Extracted data entries

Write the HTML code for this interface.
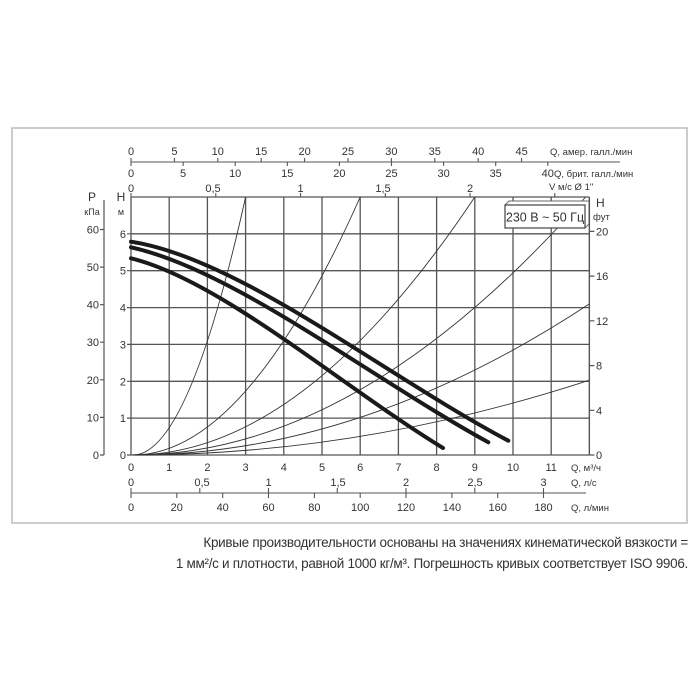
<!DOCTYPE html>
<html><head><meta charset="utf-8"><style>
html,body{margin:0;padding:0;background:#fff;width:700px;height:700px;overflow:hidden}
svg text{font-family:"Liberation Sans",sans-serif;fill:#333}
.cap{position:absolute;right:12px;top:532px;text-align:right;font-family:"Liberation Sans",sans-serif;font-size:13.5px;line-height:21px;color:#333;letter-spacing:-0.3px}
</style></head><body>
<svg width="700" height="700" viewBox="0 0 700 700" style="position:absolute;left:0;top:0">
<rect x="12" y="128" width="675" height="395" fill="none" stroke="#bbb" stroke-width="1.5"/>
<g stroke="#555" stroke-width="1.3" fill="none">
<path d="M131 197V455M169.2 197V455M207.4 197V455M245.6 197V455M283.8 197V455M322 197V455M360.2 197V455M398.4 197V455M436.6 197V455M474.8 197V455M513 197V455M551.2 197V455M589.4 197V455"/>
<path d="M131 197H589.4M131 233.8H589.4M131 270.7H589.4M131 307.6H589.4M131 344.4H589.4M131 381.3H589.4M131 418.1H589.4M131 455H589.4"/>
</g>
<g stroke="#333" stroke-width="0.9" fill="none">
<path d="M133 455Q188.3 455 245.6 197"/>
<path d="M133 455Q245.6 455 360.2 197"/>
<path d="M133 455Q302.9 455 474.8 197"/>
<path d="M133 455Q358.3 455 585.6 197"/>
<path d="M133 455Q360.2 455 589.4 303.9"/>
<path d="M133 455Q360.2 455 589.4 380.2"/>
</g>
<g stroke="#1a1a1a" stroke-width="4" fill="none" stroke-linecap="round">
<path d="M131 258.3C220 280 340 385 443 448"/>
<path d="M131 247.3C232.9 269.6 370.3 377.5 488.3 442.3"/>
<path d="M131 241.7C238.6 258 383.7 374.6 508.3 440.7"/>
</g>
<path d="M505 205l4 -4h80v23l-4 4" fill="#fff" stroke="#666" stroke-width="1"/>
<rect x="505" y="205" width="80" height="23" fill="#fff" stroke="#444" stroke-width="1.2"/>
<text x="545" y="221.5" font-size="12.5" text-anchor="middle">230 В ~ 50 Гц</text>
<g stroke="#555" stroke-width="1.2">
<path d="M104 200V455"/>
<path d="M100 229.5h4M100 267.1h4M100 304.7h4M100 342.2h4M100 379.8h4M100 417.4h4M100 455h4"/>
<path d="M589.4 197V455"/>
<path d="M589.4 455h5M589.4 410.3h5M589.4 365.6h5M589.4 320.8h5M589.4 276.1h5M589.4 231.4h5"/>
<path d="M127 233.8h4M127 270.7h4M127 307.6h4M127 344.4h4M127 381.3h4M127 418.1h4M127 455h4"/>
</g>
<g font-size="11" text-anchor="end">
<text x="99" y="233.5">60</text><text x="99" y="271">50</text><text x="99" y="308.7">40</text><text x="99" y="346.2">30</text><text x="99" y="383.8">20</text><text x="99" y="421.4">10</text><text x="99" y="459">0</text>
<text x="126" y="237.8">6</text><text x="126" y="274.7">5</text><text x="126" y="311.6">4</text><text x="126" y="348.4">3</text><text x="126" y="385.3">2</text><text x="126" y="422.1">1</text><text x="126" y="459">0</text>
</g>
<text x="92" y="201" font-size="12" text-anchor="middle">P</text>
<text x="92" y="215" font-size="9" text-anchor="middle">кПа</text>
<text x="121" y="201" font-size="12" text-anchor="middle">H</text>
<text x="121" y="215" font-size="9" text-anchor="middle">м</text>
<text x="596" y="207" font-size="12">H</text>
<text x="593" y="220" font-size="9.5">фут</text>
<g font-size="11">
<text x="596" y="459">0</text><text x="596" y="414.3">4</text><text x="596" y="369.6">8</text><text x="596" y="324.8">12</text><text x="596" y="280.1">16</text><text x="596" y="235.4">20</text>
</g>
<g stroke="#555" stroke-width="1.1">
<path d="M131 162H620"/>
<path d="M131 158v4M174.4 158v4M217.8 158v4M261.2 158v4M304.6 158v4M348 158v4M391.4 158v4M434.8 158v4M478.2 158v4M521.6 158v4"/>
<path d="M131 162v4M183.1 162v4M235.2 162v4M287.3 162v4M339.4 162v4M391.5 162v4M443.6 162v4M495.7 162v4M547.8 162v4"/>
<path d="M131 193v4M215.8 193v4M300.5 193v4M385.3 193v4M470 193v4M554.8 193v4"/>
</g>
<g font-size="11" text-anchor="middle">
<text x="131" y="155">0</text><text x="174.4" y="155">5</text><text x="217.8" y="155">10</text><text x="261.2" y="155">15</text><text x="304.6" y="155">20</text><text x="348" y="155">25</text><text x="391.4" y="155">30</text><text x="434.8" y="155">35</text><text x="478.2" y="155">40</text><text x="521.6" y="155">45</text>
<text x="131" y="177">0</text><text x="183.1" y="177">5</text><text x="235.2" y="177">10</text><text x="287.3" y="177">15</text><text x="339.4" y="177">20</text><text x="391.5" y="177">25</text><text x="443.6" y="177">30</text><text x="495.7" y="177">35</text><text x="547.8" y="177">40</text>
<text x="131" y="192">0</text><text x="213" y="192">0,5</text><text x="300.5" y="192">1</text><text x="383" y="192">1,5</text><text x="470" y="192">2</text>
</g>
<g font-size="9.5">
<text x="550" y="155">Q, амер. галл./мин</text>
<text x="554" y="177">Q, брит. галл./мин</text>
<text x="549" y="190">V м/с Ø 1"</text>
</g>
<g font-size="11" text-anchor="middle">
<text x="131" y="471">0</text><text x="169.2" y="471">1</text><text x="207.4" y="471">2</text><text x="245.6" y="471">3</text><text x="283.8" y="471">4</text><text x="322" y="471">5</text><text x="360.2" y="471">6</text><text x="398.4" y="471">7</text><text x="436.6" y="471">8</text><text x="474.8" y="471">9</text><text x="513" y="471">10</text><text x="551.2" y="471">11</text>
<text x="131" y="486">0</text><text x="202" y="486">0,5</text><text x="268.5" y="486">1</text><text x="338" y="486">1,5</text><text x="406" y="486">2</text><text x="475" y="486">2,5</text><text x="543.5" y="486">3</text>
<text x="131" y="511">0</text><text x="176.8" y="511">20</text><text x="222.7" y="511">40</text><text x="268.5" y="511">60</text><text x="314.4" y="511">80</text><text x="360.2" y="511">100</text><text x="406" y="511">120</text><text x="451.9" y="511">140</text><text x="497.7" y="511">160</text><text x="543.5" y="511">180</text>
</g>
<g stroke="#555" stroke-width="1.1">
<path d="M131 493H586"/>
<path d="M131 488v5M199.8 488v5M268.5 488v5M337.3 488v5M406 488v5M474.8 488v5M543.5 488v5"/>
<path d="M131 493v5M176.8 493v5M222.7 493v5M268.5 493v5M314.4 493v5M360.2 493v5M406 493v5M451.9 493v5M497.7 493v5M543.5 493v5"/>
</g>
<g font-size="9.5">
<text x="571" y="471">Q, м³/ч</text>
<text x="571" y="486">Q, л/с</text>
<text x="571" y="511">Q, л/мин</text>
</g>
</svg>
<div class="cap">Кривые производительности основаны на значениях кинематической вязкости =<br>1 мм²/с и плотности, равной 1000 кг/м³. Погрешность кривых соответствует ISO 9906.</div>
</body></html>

...

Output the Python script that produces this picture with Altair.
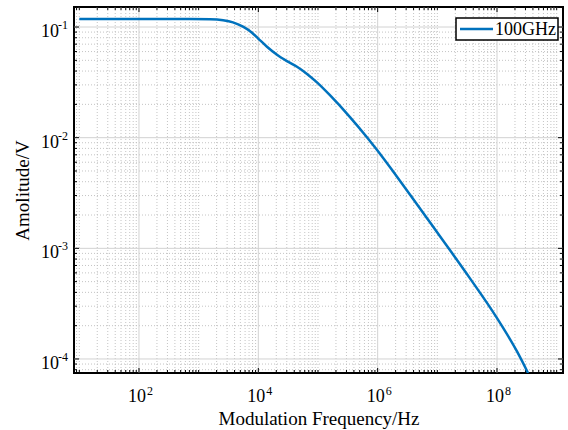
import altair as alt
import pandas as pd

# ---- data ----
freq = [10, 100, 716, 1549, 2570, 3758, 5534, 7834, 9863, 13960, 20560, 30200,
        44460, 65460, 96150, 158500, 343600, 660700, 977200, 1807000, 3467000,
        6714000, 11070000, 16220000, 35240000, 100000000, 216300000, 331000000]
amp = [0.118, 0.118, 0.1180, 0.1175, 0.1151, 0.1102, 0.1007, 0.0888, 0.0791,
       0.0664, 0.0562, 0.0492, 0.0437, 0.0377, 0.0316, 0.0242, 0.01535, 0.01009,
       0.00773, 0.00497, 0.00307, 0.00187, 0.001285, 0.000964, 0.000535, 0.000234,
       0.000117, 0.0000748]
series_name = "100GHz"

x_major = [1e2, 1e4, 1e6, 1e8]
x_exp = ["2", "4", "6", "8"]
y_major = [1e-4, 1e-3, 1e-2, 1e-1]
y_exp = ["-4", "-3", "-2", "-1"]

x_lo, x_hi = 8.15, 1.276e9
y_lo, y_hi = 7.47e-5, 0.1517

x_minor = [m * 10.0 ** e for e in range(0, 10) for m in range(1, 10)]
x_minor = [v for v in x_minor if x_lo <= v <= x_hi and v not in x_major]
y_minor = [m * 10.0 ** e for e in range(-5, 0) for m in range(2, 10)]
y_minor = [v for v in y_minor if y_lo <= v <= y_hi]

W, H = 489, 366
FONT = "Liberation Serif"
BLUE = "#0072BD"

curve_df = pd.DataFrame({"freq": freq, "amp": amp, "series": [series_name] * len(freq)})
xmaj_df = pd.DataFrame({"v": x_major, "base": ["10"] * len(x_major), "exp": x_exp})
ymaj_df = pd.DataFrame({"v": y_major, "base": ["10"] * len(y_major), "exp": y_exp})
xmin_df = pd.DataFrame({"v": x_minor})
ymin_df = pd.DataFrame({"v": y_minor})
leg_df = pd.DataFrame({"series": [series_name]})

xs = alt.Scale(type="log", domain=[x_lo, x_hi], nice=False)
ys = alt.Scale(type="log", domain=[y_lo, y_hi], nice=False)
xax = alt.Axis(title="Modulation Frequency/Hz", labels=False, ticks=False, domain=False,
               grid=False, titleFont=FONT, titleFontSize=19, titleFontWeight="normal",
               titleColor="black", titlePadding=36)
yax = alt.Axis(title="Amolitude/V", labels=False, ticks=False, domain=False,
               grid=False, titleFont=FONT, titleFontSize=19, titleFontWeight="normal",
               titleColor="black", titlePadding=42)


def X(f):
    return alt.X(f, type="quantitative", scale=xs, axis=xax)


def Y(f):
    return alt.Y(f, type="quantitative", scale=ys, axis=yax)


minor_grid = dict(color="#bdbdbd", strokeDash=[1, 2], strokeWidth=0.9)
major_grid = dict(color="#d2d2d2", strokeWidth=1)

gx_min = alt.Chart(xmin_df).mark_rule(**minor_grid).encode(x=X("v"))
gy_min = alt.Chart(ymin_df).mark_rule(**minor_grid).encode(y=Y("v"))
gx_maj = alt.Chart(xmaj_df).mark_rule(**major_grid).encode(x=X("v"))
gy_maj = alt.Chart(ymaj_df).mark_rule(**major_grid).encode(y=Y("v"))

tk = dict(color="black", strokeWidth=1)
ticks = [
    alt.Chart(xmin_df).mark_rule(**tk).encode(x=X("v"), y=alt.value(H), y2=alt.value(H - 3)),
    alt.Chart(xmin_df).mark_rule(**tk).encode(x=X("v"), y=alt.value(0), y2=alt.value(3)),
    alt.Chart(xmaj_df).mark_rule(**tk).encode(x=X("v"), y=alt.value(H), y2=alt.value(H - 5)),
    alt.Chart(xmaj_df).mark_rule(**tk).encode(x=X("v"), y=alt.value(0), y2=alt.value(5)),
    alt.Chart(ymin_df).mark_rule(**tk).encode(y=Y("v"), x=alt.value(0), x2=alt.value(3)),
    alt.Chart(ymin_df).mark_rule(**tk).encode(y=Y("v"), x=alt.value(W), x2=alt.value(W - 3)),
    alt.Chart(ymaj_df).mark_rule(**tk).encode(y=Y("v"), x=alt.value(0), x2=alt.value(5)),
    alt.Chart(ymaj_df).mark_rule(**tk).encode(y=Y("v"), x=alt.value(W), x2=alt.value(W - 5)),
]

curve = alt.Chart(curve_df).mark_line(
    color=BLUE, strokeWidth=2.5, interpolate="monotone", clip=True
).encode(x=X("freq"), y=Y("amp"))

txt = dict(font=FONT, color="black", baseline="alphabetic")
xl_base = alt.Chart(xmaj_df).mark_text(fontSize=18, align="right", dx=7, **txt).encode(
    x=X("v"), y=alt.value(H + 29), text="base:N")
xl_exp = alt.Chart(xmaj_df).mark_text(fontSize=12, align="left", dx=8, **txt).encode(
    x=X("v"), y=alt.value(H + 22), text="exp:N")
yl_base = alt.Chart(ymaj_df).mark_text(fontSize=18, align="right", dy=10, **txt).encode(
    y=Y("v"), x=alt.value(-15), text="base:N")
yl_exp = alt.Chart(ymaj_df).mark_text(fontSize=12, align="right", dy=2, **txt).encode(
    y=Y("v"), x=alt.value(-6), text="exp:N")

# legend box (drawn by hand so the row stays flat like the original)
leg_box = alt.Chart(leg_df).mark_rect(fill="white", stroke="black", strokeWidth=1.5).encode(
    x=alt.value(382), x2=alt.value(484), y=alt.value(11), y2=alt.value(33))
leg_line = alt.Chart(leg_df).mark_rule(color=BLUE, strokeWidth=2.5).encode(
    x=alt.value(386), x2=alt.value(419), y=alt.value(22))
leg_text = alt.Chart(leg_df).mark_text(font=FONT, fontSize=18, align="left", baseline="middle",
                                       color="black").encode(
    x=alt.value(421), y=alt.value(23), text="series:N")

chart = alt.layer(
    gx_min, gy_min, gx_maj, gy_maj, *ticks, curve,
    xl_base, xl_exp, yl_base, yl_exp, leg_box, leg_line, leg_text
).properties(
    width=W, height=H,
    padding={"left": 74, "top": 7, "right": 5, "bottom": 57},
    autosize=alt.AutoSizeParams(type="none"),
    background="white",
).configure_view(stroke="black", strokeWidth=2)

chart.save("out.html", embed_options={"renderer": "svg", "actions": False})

#### [YOUR OBJECTIVE]
Search the entries for "this" and copy out each line that has it.

#### [EXERCISE RESPONSE]
Write the HTML code for this interface.
Output the Python script that produces this picture with Altair.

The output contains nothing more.